Behind her: the archivist, the little man who will take notes on the meeting, inscribing the results of the summit so that the history of the Imperial resurgence is neatly writ and officially recorded. Next to him, her assistant on this mission, a bright-eyed young Corellian woman named Adea Rite. Then a half squadron of stormtroopers. Those with the best test scores, taken from the rosters of the
Vigilance.
They stand guard over her new prisoner: Captain Wedge Antilles. The rebel lies on a floating medical table, unconscious from the drugs pumping into his arm. The medical droid hovers over him, checking vitals, securing the tubing.

A fly in the ointment, that one.

A dangerous one. The rebels will come looking.

And then what?

Pressure lives in the hinge of her jaw. This has to work.

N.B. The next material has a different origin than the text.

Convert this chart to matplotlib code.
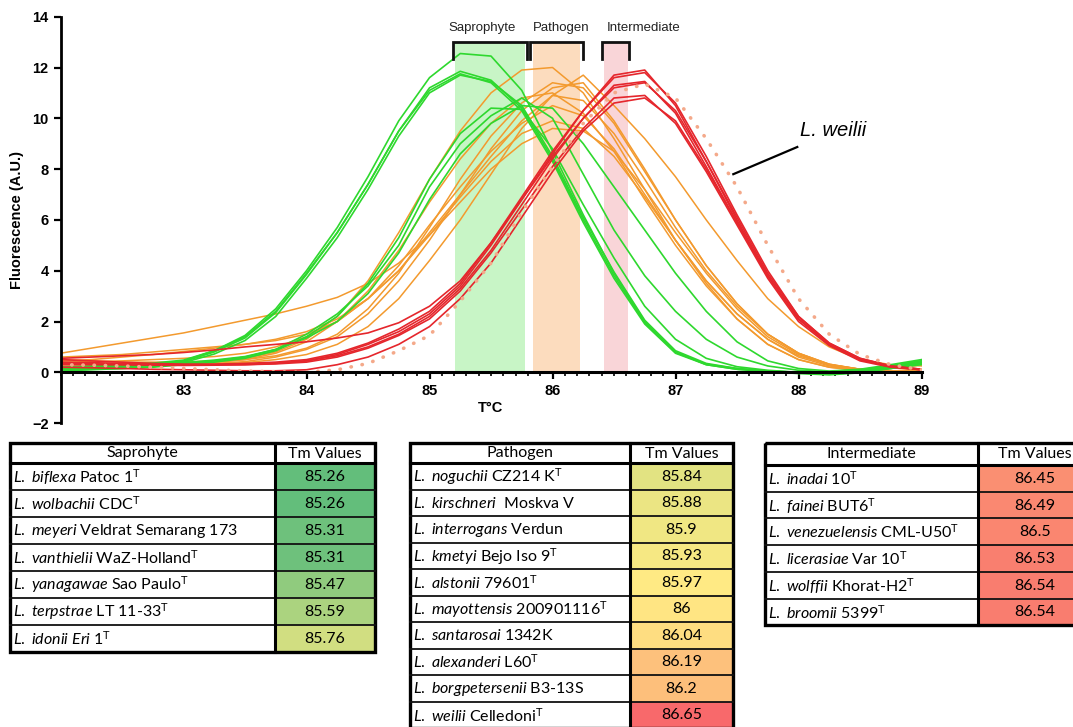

All of it. The meeting must yield results. The future of the Empire—and the stability of the galaxy—is counting on that.

The meeting wasn’t her idea alone, though those gathered think it is. All the more reason for this to play out according to her design and without any further hitches.
If this falls apart, they’ll blame me.

Below, the city of Myrra. A sprawling, choked mess. Strange-angled buildings pushing up out of the jungle, though not without the jungle trying to fight back: vines like cruel fingers draped over the walls and clay-tile rooftops as if they’re trying to pull apart the city in slow motion. Between the buildings are pathways too narrow to be called roads—just alleyways, really, and one of the things that makes Imperial occupation here tricky. Those “streets” are too narrow for any of their transports with the exception of speeder bikes, and even then the corners are too sharp for those speeders to turn.